Inside the V3.57 Board

The V3.57 board is mostly a surface-mount version of the V3.0, designed for automated assembly.  However, it has a few interesting features added to it to make it easier to configure for extra inputs and outputs.  The most obvious feature is the extra DB15 connector next to the DB9 serial port.  Three of the pins on this are taken up by ground and reference voltage outputs, leaving you with twelve new pins you can use for ignition control, water injection, or any of the features the MSnS-E and MS2/Extra codes offer.  The LEDs are no longer on the outside, although if you take the cover off, you’ll see that there are a set of tiny surface mount LEDs in approximately the same location as the LEDs on a V3.0 board.

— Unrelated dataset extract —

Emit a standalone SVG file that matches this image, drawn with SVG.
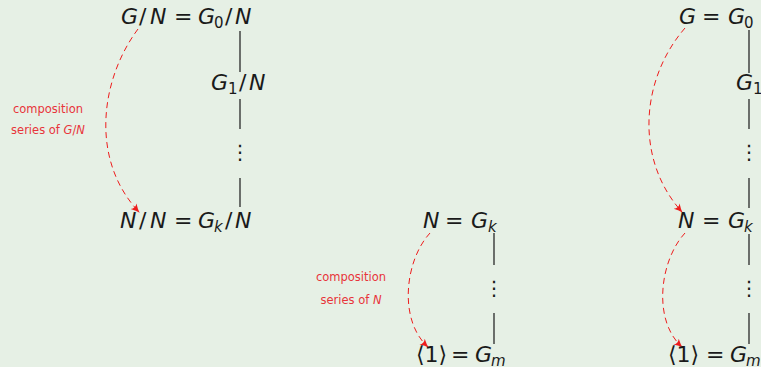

Once you take off the cover, you’ll see the proto area is gone, but the V3.57 board now has extra pads to make it easier to access the LED outputs.  Also, the JS jumpers are no longer hiding underneath the processor socket; they’re out in the open where you can easily solder jumper wires on the top or bottom of the board.  Pulse width modulated idle control used to require adding a TIP120 transistor or similar heavy duty driver.  The V3.57 board can drive a PWM idle valve directly.  Also, the jumpers to select the ignition input are no longer soldered in; instead they are removable and easy to switch yourself.

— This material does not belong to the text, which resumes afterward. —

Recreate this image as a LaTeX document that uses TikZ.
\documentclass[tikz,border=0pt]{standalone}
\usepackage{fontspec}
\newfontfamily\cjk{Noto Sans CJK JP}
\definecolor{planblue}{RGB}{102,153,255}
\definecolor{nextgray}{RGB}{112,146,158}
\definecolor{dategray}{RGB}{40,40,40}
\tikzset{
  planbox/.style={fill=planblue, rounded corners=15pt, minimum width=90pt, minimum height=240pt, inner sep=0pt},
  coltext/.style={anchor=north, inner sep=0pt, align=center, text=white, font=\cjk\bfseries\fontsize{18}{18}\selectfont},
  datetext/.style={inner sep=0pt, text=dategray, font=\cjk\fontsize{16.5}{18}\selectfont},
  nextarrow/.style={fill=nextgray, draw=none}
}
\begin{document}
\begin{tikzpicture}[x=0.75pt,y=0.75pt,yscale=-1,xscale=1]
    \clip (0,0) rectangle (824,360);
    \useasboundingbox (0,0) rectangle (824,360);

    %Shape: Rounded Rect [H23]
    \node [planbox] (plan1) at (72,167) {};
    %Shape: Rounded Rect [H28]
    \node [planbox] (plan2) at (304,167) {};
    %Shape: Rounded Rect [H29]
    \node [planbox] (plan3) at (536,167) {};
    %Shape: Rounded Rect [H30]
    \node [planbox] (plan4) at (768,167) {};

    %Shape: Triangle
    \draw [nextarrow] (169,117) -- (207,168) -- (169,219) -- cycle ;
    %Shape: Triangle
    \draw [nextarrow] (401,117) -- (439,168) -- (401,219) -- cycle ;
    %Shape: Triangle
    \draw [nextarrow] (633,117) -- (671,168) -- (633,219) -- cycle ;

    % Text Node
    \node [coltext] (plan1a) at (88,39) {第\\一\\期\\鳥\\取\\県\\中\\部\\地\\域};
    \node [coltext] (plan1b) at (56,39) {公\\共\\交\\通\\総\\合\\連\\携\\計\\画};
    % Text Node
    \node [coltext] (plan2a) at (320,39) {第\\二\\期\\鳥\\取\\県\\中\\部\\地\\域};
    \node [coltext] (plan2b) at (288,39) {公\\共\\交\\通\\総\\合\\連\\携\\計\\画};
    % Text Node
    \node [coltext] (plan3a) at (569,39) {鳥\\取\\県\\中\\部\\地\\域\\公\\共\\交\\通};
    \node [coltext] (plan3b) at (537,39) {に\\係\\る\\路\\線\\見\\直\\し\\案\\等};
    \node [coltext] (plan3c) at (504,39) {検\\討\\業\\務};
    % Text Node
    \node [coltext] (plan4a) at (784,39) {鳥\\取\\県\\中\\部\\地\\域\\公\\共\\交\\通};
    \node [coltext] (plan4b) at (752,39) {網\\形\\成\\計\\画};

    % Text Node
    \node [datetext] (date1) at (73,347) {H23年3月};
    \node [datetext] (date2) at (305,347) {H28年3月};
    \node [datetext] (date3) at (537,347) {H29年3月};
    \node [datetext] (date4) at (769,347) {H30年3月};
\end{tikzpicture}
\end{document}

This page will list common Megasquirt mods and how their equivalent mod works on a V3.57 board.

Ignition Input Mods

You select ignition input with removable jumpers.  The jumpers you will use are JP1 and J1.  The XG1-XG2 jumper is also a removable jumper and should normally be left in place.  Here’s how to set up those jumpers, unless application specific install notes call for a different configuration.

Tach input JP1 J1
Optoisolated – coil negative terminal 2-3 1-2
VR, Hall, or optical sensor 1-2 3-4
VR Inverted 1-2 5-6

Note that the optoisolated input was originally intended to be used for Hall effect and optical sensors, but it can run into problems with high tooth count wheels due to the heavy noise filtering needed for triggering off an ignition coil. Subsequent testing has shown the VR input works well for Hall effect and optical sensors as well.

The V3.57 board also makes it straightforward to add a 5 volt pull-up to the ignition input.  There is a pair of pads marked R57.  You just solder a 470 ohm or 1k ohm resistor (depending on what your system requires) into the R57 area and you’ve got a pull-up.

The VR trim pots look a little it different, but are still there and operate in the same manner as on a V3.0 board.